O Polaco respondia cada provocação, sempre em tom de brincadeira, ele ria, os outros riam e ele dava mais um pito no cigarro e outro gole em alguma caipirinha sorrateira. De repente, um osso passou voando perto da minha cabeça e outro pegou meu ombro. O Polaco viu e pediu que eu ficasse alerta para não tomar mais uma ossada. Nada preocupava ele.
O nosso técnico só se levantou na hora em que o jogo foi para os pênaltis, mas antes de falar conosco, buscou uma bolsa, destas de carregar chuteiras, que estava pendurada no guidão de uma bicicleta, depois nos chamou na lateral e disse a ordem dos batedores.
De saída, foram quatro chutes e quatro gols para cada lado. Em seguida o Palometa fez para o nosso time, 5×4. Depois a vez do Banha bater. Eu tinha barro dentro do nariz e casca de arroz na orelha, não tinha acertado nenhum canto. “Eu não vou pular mais, chega de cair nesta cama de casca de arroz e barro”, pensei sozinho. “Foda-se! Vou ficar parado no meio do gol”.
O Banha estava sério, depois de ajeitar a bola, ficou me encarando, olho no olho, de repente ele olhou para o canto esquerdo. Ele correu e bateu com uma ignorância poucas vezes vista, eu já havia decidido, em protesto eu fiquei parado. Mesmo sabendo que a bola tinha muitas chances de ir para o lado esquerdo, eu não pulei, não aguentava mais as cascas de arroz pinicando a alma. E a bola não foi. A bola foi no meio do gol, bateu nas minhas mãos com tal força que elas bateram na minha cara com bola e tudo, de tal maneira que cortou meu lábio. Tudo ficou meio nebuloso, fiquei um pouco tonto, aquela bolada foi tipo um soco. Aí foi que eu vi, o meu time todo festejando.

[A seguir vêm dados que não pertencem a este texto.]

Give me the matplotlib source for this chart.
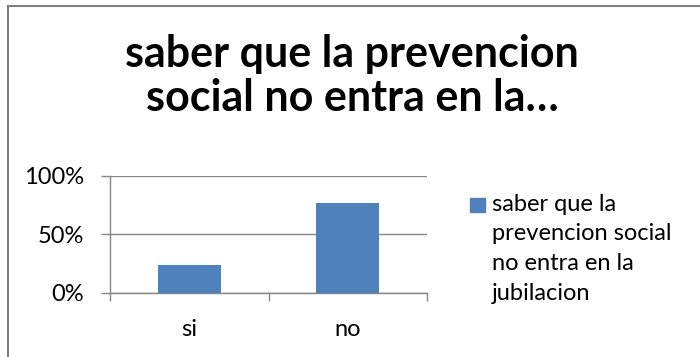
import matplotlib
matplotlib.use('Agg')
import matplotlib.pyplot as plt
from matplotlib.lines import Line2D
from matplotlib.patches import Rectangle

plt.rcParams['font.family'] = ['Lato', 'DejaVu Sans']

categories = ['si', 'no']
values = [23.5, 76.5]
series_name = 'saber que la\nprevencion social\nno entra en la\njubilacion'
title = 'saber que la prevencion\nsocial no entra en la…'
yticks = [0, 50, 100]
ytick_labels = ['0%', '50%', '100%']

bar_color = '#4F81BD'
grid_color = '#868686'

fig = plt.figure(figsize=(7, 3.57), dpi=100)
ax = fig.add_axes([110/700, 1 - 292.7/357, 317/700, 117/357])

x = range(len(categories))
ax.bar(x, values, width=0.4, color=bar_color, zorder=3)

ax.set_xlim(-0.5, 1.5)
ax.set_ylim(0, 100)
ax.set_yticks(yticks)
ax.set_yticklabels(ytick_labels, fontsize=17)
ax.set_xticks(list(x))
ax.set_xticklabels(categories, fontsize=17)
ax.tick_params(axis='x', length=0, pad=19)
ax.tick_params(axis='y', length=6.5, color=grid_color, width=1, pad=12)

# category boundary ticks on x axis
ax.set_xticks([-0.5, 0.5, 1.5], minor=True)
ax.tick_params(axis='x', which='minor', length=5.5, color=grid_color, width=1)

ax.grid(axis='y', color=grid_color, linewidth=1, zorder=0)
for side in ['top', 'right']:
    ax.spines[side].set_visible(False)
for side in ['left', 'bottom']:
    ax.spines[side].set_color(grid_color)
    ax.spines[side].set_linewidth(1)

fig.text(352/700, 1 - 76/357, title, ha='center', va='center',
         fontsize=31, fontweight='bold', linespacing=1.1)

# legend
fig.patches.append(Rectangle((470/700, 1 - 212/357), 15/700, 14/357,
                             transform=fig.transFigure, color=bar_color))
fig.text(492/700, 1 - 194/357, series_name, ha='left', va='top',
         fontsize=17, linespacing=1.5)

# chart frame (cropped)
fig.add_artist(Line2D([7.5/700, 1], [1 - 5.5/357, 1 - 5.5/357],
                      transform=fig.transFigure, color='#7f7f7f', linewidth=1.5))
fig.add_artist(Line2D([7.5/700, 7.5/700], [0, 1 - 5.5/357],
                      transform=fig.transFigure, color='#7f7f7f', linewidth=1.5))

fig.savefig('out.png', dpi=100)
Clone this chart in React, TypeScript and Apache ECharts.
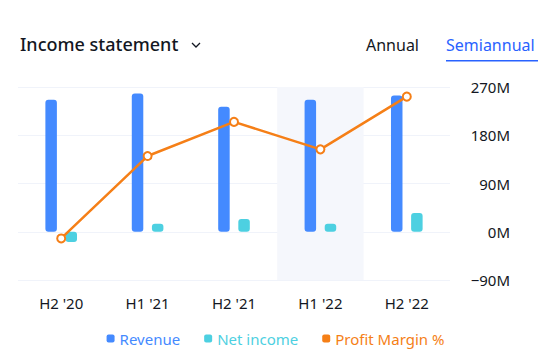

Campeões do torneio do Beco da Guampa!
Naquele domingo frio e úmido, o Polaco espremeu um limão num copo de extrato de tomate, vitorioso, pegou a bolsa que ele tinha buscado na bicicleta e retirou dela uma garrafa de Kikana, preparou ali mesmo uma caipira.
Bebeu vitorioso.
Não me lembro se teve premiação, talvez umas medalhas, não me lembro. Só lembro mesmo é do Ki-Suco de laranja gelado que bebemos na frente da casa do Polaco. Todos com aquela sensação boa, de pertencimento e alegria em fazer parte de uma vitória coletiva.
Com o tempo o nosso time foi se decompondo, meses depois, o nosso lateral direito morreu, tiro nas costas. Depois, logo depois, o Potranca foi preso. Em seguida o Edson também foi preso. O Palometa mudou de cidade. O Negão foi para outro Estado. O Varley também foi embora. Eu fui estudar em Santa Maria. Uns se perderam nas drogas, outros nas igrejas, uns se encontraram, outros eu não sei.
Do Polaco, nunca mais soube. O campo da Pedreira deixou de existir. No lugar onde jogávamos, agora há um posto de saúde. No campo do Beco da Guampa agora existem umas casas. Não existem mais campos.
Em Uruguaiana, sem percebermos, as pessoas que moram nas vilas foram sendo alijadas da prática esportiva, os campinhos de futebol foram desaparecendo. E quem não tem dinheiro para alugar quadras, não tem mais mais onde jogar futebol.
E o poder público naturalizou essa exclusão esportiva, foi deixando que esses espaços desaparecessem. A elitização do futebol não ocorre só nos estádios, ocorre também nas vilas.
Os campos onde jogávamos por horas, no frio ou na chuva, sem ter que pagar, sem pressa com horário, eles se tornaram apenas uma lembrança. Ainda assim, gosto de pensar que o Polaco ainda anda por aí, com seus 70 e poucos anos, na beira de algum campinho, tomando uma caipira e participando da vida esportiva de algumas crianças que só querem se divertir e esquecer um pouco da dureza da vida.